Soft power is a strategy. Soft power is a skillset. Soft power is a superpower.

If This Resonates, Start Here

If you’re stepping into your soft power era, you don't need to unlearn everything. It simply requires giving yourself permission to stop performing and start leading as yourself.

Consider these reflection points:

  • Where are you performing power instead of leading from your center? Look at your meetings, your decision-making, your communication style. Where does it feel foreign?

  • What does your version of power actually look like? Not the one you've been taught to perform but the one that comes from your strengths.

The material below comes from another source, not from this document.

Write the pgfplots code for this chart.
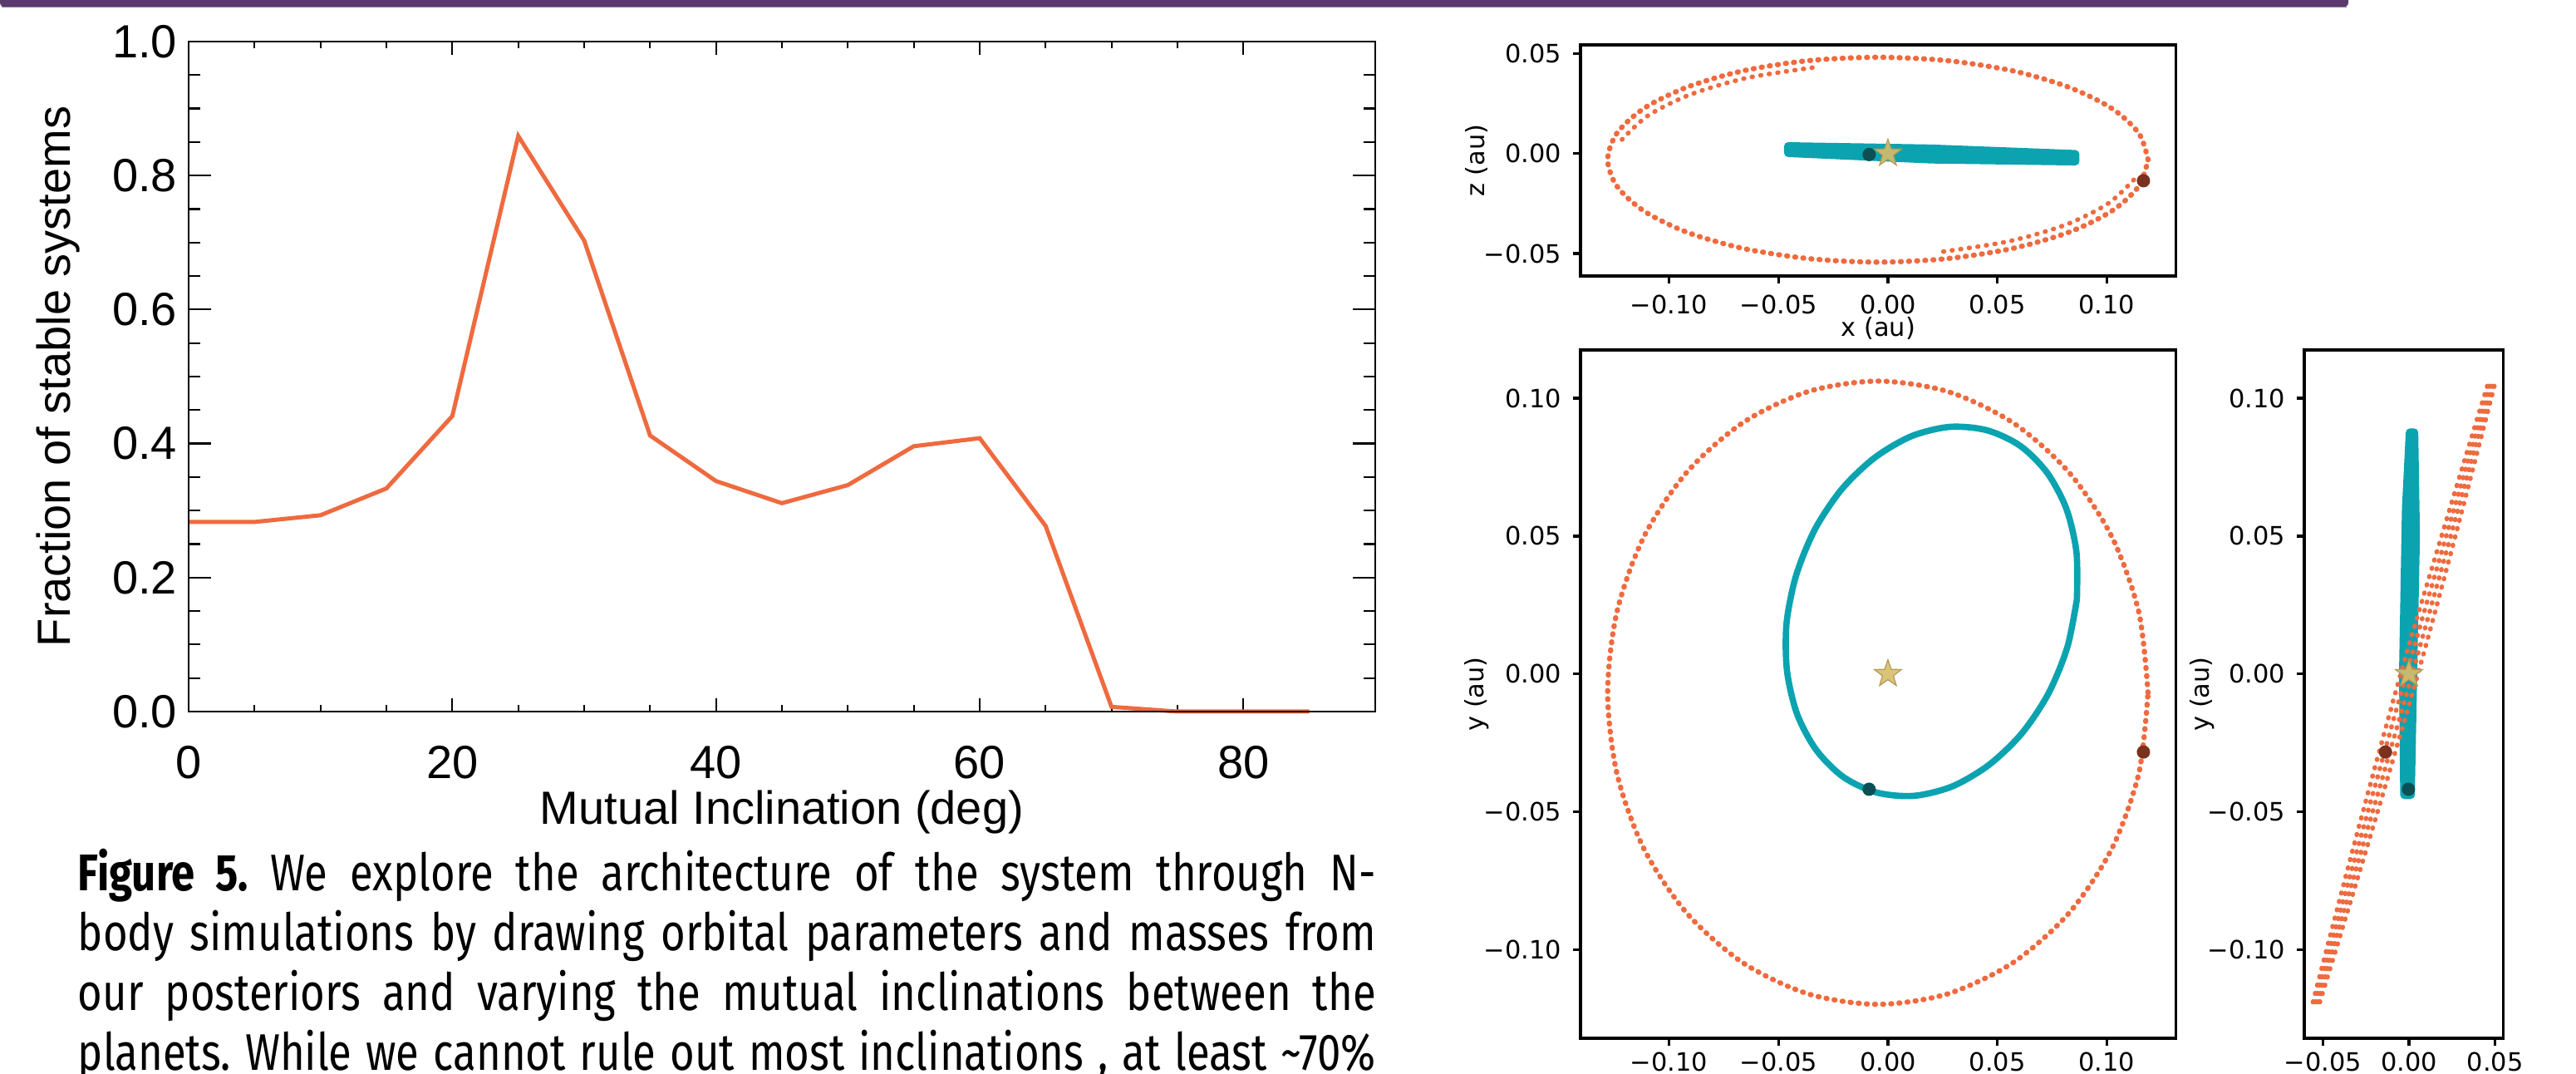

  • Who in your life already recognizes your soft power? What do they see in you that professional spaces have taught you to minimize?

Gentle Close

You've been told that power looks like volume, dominance, and control. That if you want to lead, you have to perform strength the way men do. But you've already built something more sustainable than that—alignment, presence, relational intelligence. You know how to hold boundaries without aggression, influence without intimidation, lead without performing.

You don't have to be louder. You don't have to fracture yourself to fit a framework that was never designed for you. Soft power isn't weak—it's strategic. It's the kind of leadership that builds trust, shifts culture, and sustains growth. You just have to stop performing and start leading from center. 

The soft power era is here. And it's been waiting for leaders like you.